Yıllar sonra (her şeyimi Nezihi bey gibi yitirdikten sonra) anaerkil ezoterizme geçtiğimde, altın trident hariç her şeyi Bülent Kısa’ya armağan ettim. Bülent hem armağanıma çok sevindiği, hem de gerçekten hatırnaz biri olduğu için bana Coşkun Deri markalı bir deri ceket ve pantolon takım armağan etti. Açıkçası bu armağanından sonra ona verdiğim önemsiz saydığım eşyalarda onu bu denli memnun edecek benim gözümden kaçmış bazı özellikler bulunduğundan da hala kuşkulanırım.
Trident’i ise Bostancı sahilinde denize atmaya karar verdim. Bilen bilir; İstanbul-İdealtepe’ye doğru sahil şeridinde yürüyüş/biisiklet yolu ile deniz arasında -dileyenin üzerine oturacağı- kayalar vardır. Altın tridenti Nezihi beyin evinde bulduğum gibi naylona sardım ve kayalardan denize fırlattım. Ama paket, denize ulaşamadı... kayaların arasına düştü!

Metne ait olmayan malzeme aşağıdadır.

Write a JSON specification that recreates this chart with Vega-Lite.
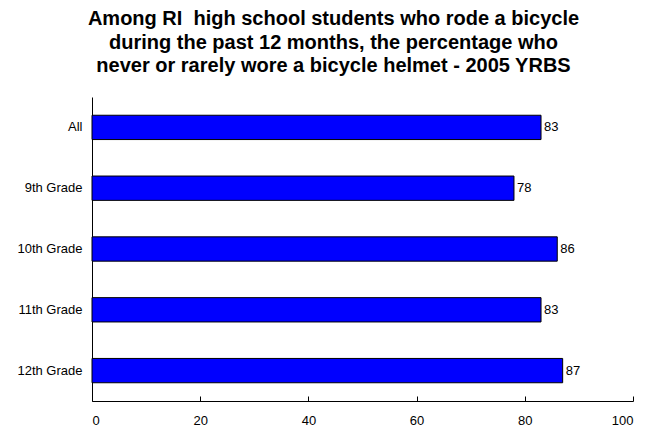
{
  "$schema": "https://vega.github.io/schema/vega-lite/v6.json",
  "autosize": "none",
  "width": 541,
  "height": 304,
  "padding": {"left": 92, "top": 97, "right": 24, "bottom": 33},
  "background": "white",
  "title": {
    "text": ["Among RI\u00a0 high school students who rode a bicycle", "during the past 12 months, the percentage who", "never or rarely wore a bicycle helmet - 2005 YRBS"],
    "font": "Liberation Sans",
    "fontSize": 20,
    "fontWeight": "bold",
    "color": "black",
    "anchor": "middle",
    "lineHeight": 23.5,
    "dx": -29,
    "offset": 21
  },
  "data": {
    "values": [
      {"group": "All", "pct": 83},
      {"group": "9th Grade", "pct": 78},
      {"group": "10th Grade", "pct": 86},
      {"group": "11th Grade", "pct": 83},
      {"group": "12th Grade", "pct": 87}
    ]
  },
  "config": {"view": {"stroke": null}},
  "encoding": {
    "y": {
      "field": "group",
      "type": "nominal",
      "sort": null,
      "scale": {"paddingInner": 0.6, "paddingOuter": 0.3},
      "axis": {
        "title": null,
        "ticks": false,
        "domain": true,
        "domainColor": "black",
        "domainWidth": 1,
        "labelFont": "Liberation Sans",
        "labelFontSize": 13,
        "labelColor": "black",
        "labelPadding": 10,
        "grid": false
      }
    },
    "x": {
      "field": "pct",
      "type": "quantitative",
      "scale": {"domain": [0, 100], "nice": false},
      "axis": {
        "title": null,
        "values": [0, 20, 40, 60, 80, 100],
        "grid": false,
        "domainColor": "black",
        "tickColor": "black",
        "tickSize": -5,
        "labelPadding": 18,
        "labelFont": "Liberation Sans",
        "labelFontSize": 13,
        "labelColor": "black"
      }
    }
  },
  "layer": [
    {"mark": {"type": "bar", "color": "#0000ff", "stroke": "black", "strokeWidth": 1}},
    {
      "mark": {"type": "text", "align": "left", "dx": 3, "font": "Liberation Sans", "fontSize": 13, "color": "black"},
      "encoding": {"text": {"field": "pct", "type": "quantitative"}}
    }
  ]
}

Umarım kimsenin eline geçmemiştir ve hala düştüğü yerde, kayaların arasında duruyordur.
Ancak içimden bir ses -başına bela açmaya eğilimli bir yeni ahmak onu bulana dek- düştüğü yerde saklanacağını fısıldıyor. Benzer benzeri çeker. O, yıllarca Nezihi beyin evinde beni beklediği gibi yeni sahibini bekliyor ve kimse karşı koyamayacak, onlar bir gün buluşacaklar.
Orta dünya, yani makrokozmos, bu dinamik ile dönüyor... ne kötülük engellenebilecek, ne de dersini alanların onu aşıp güzel kaderlere kavuşması...
Tüm çabamız ise kişilerin değişiminin çok acı deneyimler değil, dersini alanların önerileri ile var edilmesinden başka bir şey değil.
"OBSEDE OLMA HİKAYEM" adlı bölümün sonu.